This is an old revision of the document!
Table of Contents
Questions
Question 1
REF: John thinks he loves Mary
MT1: John thinks he loves Mary
MT2: John knows he loves Mary
MT3: John thinks he loves RG
Given a test corpus with this one sentence, what are the BLEU scores of the three systems based on formulas (1) and (2)?
Question 2
Imagine you are designing an MT shared task and you have a parallel corpus with 1 million sentences (e.g. Europarl). Which sentences will you select for the test set?
Question 3
Does the bootstrap resampling (Section 5) assume normal (Gaussian) distribution of the scores of samples?
Question 4
We bootstrapped 1000 test sets, computed scoreA-scoreB on each, and we got -1000,-950,-900,-850 … -5,0,0,0,0,0,0,0,0,0,0,1,2,3 … 970.

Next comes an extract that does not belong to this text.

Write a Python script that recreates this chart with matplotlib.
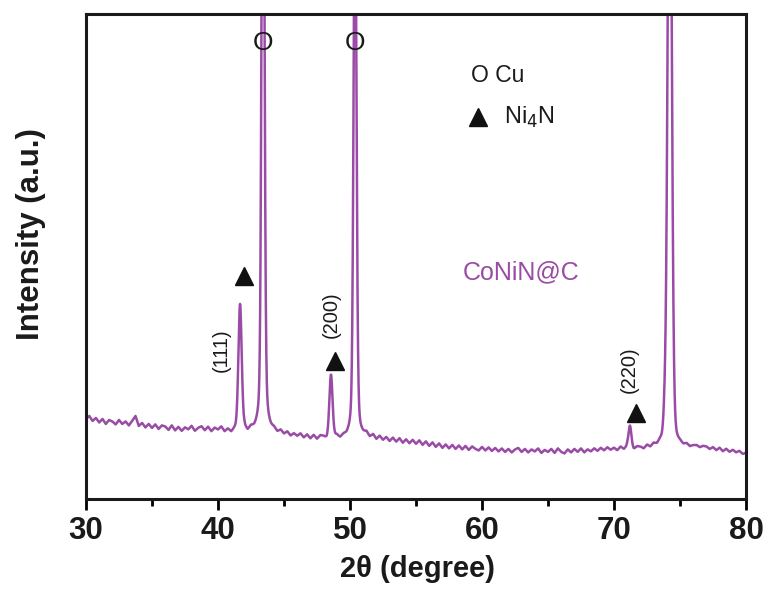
import numpy as np
import matplotlib
matplotlib.use("Agg")
import matplotlib.pyplot as plt
from matplotlib import font_manager

# ---- data -------------------------------------------------------------
# background of the XRD scan, sampled every 0.25 degree from 30 to 80
two_theta_bg_start, two_theta_bg_stop, two_theta_bg_step = 30.0, 80.0, 0.25
background = [
    160, 166, 156, 162, 153, 160, 150, 158, 155, 149, 158, 150, 155, 147, 156, 166,
    146, 152, 143, 150, 142, 149, 140, 147, 145, 138, 147, 137, 144, 136, 143, 139,
    146, 136, 142, 145, 137, 144, 135, 142, 138, 144, 134, 139, 132, 138, 135, 136,
    140, 132, 139, 135, 138, 136, 135, 137, 134, 136, 130, 135, 128, 133, 125, 130,
    125, 130, 122, 128, 120, 127, 119, 126, 124, 119, 126, 121, 125, 119, 124, 122,
    126, 123, 127, 122, 124, 129, 121, 127, 118, 125, 117, 123, 115, 122, 114, 121,
    112, 119, 111, 118, 110, 117, 108, 115, 106, 113, 104, 111, 102, 109, 101, 108,
    100, 107, 99, 106, 98, 105, 100, 97, 104, 97, 103, 96, 102, 95, 101, 94,
    100, 93, 99, 102, 94, 100, 93, 99, 95, 101, 92, 98, 94, 100, 92, 101,
    94, 91, 99, 93, 100, 94, 101, 93, 99, 95, 101, 96, 102, 97, 103, 98,
    102, 97, 104, 99, 105, 100, 98, 104, 103, 99, 106, 101, 107, 103, 108, 104,
    107, 103, 108, 104, 106, 103, 107, 102, 105, 106, 102, 105, 104, 99, 103, 97,
    102, 95, 100, 94, 98, 93, 96, 90, 92,
]

# diffraction peaks: position (2theta), height above background,
# gaussian sigma and lorentzian fraction (pseudo-Voigt)
peak_pos = [41.67, 43.41, 48.56, 50.38, 71.21, 73.85, 74.22]
peak_height = [252, 1550, 122, 1150, 45, 44, 1450]
peak_sigma = [0.125, 0.105, 0.12, 0.11, 0.11, 0.10, 0.15]
peak_eta = [0.2, 0.3, 0.2, 0.3, 0.2, 0.0, 0.2]

x_ticks = [30, 40, 50, 60, 70, 80]
hkl_labels = ["(111)", "(200)", "(220)"]
hkl_x = [40.22, 48.56, 71.16]
hkl_y = [298, 368, 258]
tri_x = [42.0, 48.9, 71.7]
tri_y = [446, 276, 172]
cu_marks = [43.41, 50.38]

# ---- build the pattern ------------------------------------------------
bg_x = np.arange(two_theta_bg_start, two_theta_bg_stop + 1e-9, two_theta_bg_step)
assert len(bg_x) == len(background)
tt = np.arange(30.0, 80.0001, 0.01)
intensity = np.interp(tt, bg_x, background).astype(float)
for p, h, s, eta in zip(peak_pos, peak_height, peak_sigma, peak_eta):
    gamma = 1.1774 * s
    gauss = np.exp(-0.5 * ((tt - p) / s) ** 2)
    lorentz = gamma ** 2 / ((tt - p) ** 2 + gamma ** 2)
    intensity = intensity + h * ((1 - eta) * gauss + eta * lorentz)

# ---- fonts --------------------------------------------------------------
available = {f.name for f in font_manager.fontManager.ttflist}
narrow = "Liberation Sans Narrow" if "Liberation Sans Narrow" in available else "Liberation Sans"
plt.rcParams["font.family"] = ["Liberation Sans", "DejaVu Sans"]

purple = "#9a4ba6"
ink = "#1a1a1a"

fig = plt.figure(figsize=(7.71, 5.92), dpi=100)
ax = fig.add_axes([86 / 771, 1 - 499 / 592, 660 / 771, 485 / 592])
ax.plot(tt, intensity, color=purple, lw=1.8)
ax.set_xlim(30, 80)
ax.set_ylim(0, 970)

for sp in ax.spines.values():
    sp.set_linewidth(2.2)
    sp.set_color(ink)

ax.set_yticks([])
ax.set_xticks(x_ticks)
ax.set_xticks(np.arange(35, 80, 10), minor=True)
ax.tick_params(axis="x", which="major", direction="out", length=8, width=2.0, pad=4)
ax.tick_params(axis="x", which="minor", direction="out", length=5, width=2.0)
for lbl in ax.get_xticklabels():
    lbl.set_fontfamily(narrow)
    lbl.set_fontweight("bold")
    lbl.set_fontsize(22.5)
    lbl.set_color(ink)

fig.text(418 / 771, 1 - 569 / 592, "2θ (degree)", fontsize=21, fontweight="bold",
         family=narrow, color=ink, ha="center", va="center")
fig.text(31 / 771, 1 - 234 / 592, "Intensity (a.u.)", fontsize=22.5,
         fontweight="bold", color=ink, ha="center", va="center", rotation=90)

# Cu markers above the substrate reflections
for p in cu_marks:
    ax.text(p, 0.94, "O", transform=ax.get_xaxis_transform(), ha="center",
            va="center", fontsize=19, color=ink)

# Ni4N markers
ax.plot(tri_x, tri_y, linestyle="none", marker="^", markersize=12.5, color="#111111")

# Miller indices
for lab, xx, yy in zip(hkl_labels, hkl_x, hkl_y):
    ax.text(xx, yy, lab, rotation=90, ha="center", va="center",
            fontsize=14.5, color=ink)

# key
ax.text(0.583, 1 - (76 - 14) / 485, "O Cu", transform=ax.transAxes,
        ha="left", va="center", fontsize=16.5, color=ink)
ax.plot([0.594], [1 - (117 - 14) / 485], transform=ax.transAxes,
        marker="^", markersize=12.5, color="#111111", linestyle="none")
ax.text(0.634, 1 - (117 - 14) / 485, r"Ni$_4$N", transform=ax.transAxes,
        ha="left", va="center", fontsize=17, color=ink)

ax.text(0.659, 1 - (272 - 14) / 485, "CoNiN@C", transform=ax.transAxes,
        ha="center", va="center", fontsize=18, color=purple)

fig.savefig("out.png", dpi=100)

Based on Section 6, which system is better - A or B?
With what significance level?
Higher score means better system.
You do not need computer to answer this question, but you can try
perl -E 'say join",",(map {$_*50}(-20..-1)),(0) x 10, 1..970'
Of course, such a result of bootstrap is very strange, but take it as granted for the sake of this quiz.
Question 5
In statistical hypothesis testing, the p-value is the probability of obtaining a test statistic at least as extreme as the one that was actually observed, assuming that the null hypothesis is true. (http://en.wikipedia.org/wiki/P-value)
Can you reformulate Section 4 using this view? What is the observed test statistic and what is the null hypothesis?